**What is needed**
Leave out any pictures and transcribe all other data below exactly.

-- BEGIN Source data --

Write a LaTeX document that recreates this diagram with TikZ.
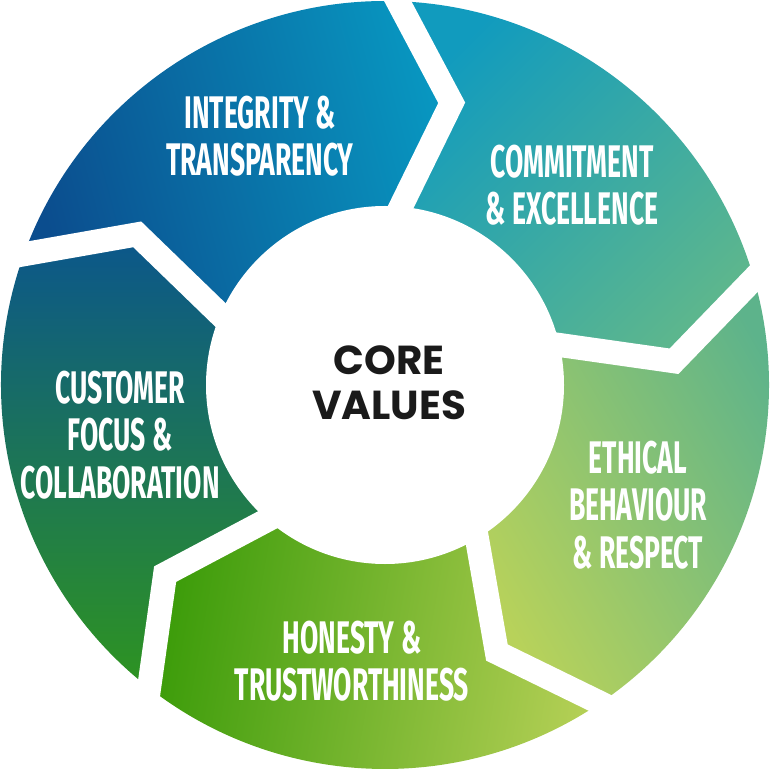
\documentclass[tikz,border=0pt]{standalone}
\usepackage{fontspec}
\setmainfont{Fira Sans}
\newfontfamily\corefont{Poppins}
\usetikzlibrary{positioning}
\definecolor{intA}{HTML}{0896C0}
\definecolor{intB}{HTML}{0B4D8E}
\definecolor{comA}{HTML}{119BBE}
\definecolor{comB}{HTML}{5CB68E}
\definecolor{ethA}{HTML}{5DB38B}
\definecolor{ethB}{HTML}{B8D25A}
\definecolor{honA}{HTML}{B3CF55}
\definecolor{honB}{HTML}{3C9C0A}
\definecolor{cusA}{HTML}{0B568C}
\definecolor{cusB}{HTML}{2E9420}
\definecolor{coretext}{HTML}{1A1A1A}

\begin{document}
\begin{tikzpicture}[x=0.01cm,y=0.01cm,
    gap/.style={white,line width=0.24cm,line join=miter},
    lbl/.style={text=white,align=center,xscale=0.58,
      font=\bfseries\fontsize{13}{13.55}\selectfont}]
    \useasboundingbox[fill=white] (-385,-385) rectangle (385,385);
    % five chevron segments
    \foreach \a/\ca/\cb/\sa in {160.2/intA/intB/-75,88.2/comA/comB/45,16.2/ethA/ethB/-60,-55.8/honA/honB/-100,-127.8/cusA/cusB/0}
    {\path[top color=\ca,bottom color=\cb,shading angle=\sa]
      (\a:384) arc[start angle=\a,end angle=\a-72,radius=384]
      -- (\a-83.5:290) -- (\a-75:170) arc[start angle=\a-75,end angle=\a-3,radius=170]
      -- (\a-11.5:290) -- cycle;}
    \foreach \a in {160.2,88.2,16.2,-55.8,-127.8}
    {\draw[gap] (\a+1.2:400) -- (\a-11.5:290) -- (\a:156);}
    \fill[white] (0,0) circle[radius=179];

    \node[lbl] (integrity) at (-125,249) {INTEGRITY \&\\TRANSPARENCY};
    \node[lbl] (commitment) at (187,200) {COMMITMENT\\\& EXCELLENCE};
    \node[lbl] (ethical) at (253,-120) {ETHICAL\\BEHAVIOUR\\\& RESPECT};
    \node[lbl] (honesty) at (-33,-276) {HONESTY \&\\TRUSTWORTHINESS};
    \node[lbl] (customer) at (-265,-50) {CUSTOMER\\FOCUS \&\\COLLABORATION};
    \node[align=center,text=coretext,font=\corefont\bfseries\fontsize{11.5}{12.8}\selectfont] (core) at (4,2) {CORE\\VALUES};
\end{tikzpicture}
\end{document}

-- END Source data --

**Result of the task**
Write a LaTeX document that recreates this diagram with TikZ.
\documentclass[tikz,border=0pt]{standalone}
\usepackage{fontspec}
\setmainfont{Fira Sans}
\newfontfamily\corefont{Poppins}
\usetikzlibrary{positioning}
\definecolor{intA}{HTML}{0896C0}
\definecolor{intB}{HTML}{0B4D8E}
\definecolor{comA}{HTML}{119BBE}
\definecolor{comB}{HTML}{5CB68E}
\definecolor{ethA}{HTML}{5DB38B}
\definecolor{ethB}{HTML}{B8D25A}
\definecolor{honA}{HTML}{B3CF55}
\definecolor{honB}{HTML}{3C9C0A}
\definecolor{cusA}{HTML}{0B568C}
\definecolor{cusB}{HTML}{2E9420}
\definecolor{coretext}{HTML}{1A1A1A}

\begin{document}
\begin{tikzpicture}[x=0.01cm,y=0.01cm,
    gap/.style={white,line width=0.24cm,line join=miter},
    lbl/.style={text=white,align=center,xscale=0.58,
      font=\bfseries\fontsize{13}{13.55}\selectfont}]
    \useasboundingbox[fill=white] (-385,-385) rectangle (385,385);
    % five chevron segments
    \foreach \a/\ca/\cb/\sa in {160.2/intA/intB/-75,88.2/comA/comB/45,16.2/ethA/ethB/-60,-55.8/honA/honB/-100,-127.8/cusA/cusB/0}
    {\path[top color=\ca,bottom color=\cb,shading angle=\sa]
      (\a:384) arc[start angle=\a,end angle=\a-72,radius=384]
      -- (\a-83.5:290) -- (\a-75:170) arc[start angle=\a-75,end angle=\a-3,radius=170]
      -- (\a-11.5:290) -- cycle;}
    \foreach \a in {160.2,88.2,16.2,-55.8,-127.8}
    {\draw[gap] (\a+1.2:400) -- (\a-11.5:290) -- (\a:156);}
    \fill[white] (0,0) circle[radius=179];

    \node[lbl] (integrity) at (-125,249) {INTEGRITY \&\\TRANSPARENCY};
    \node[lbl] (commitment) at (187,200) {COMMITMENT\\\& EXCELLENCE};
    \node[lbl] (ethical) at (253,-120) {ETHICAL\\BEHAVIOUR\\\& RESPECT};
    \node[lbl] (honesty) at (-33,-276) {HONESTY \&\\TRUSTWORTHINESS};
    \node[lbl] (customer) at (-265,-50) {CUSTOMER\\FOCUS \&\\COLLABORATION};
    \node[align=center,text=coretext,font=\corefont\bfseries\fontsize{11.5}{12.8}\selectfont] (core) at (4,2) {CORE\\VALUES};
\end{tikzpicture}
\end{document}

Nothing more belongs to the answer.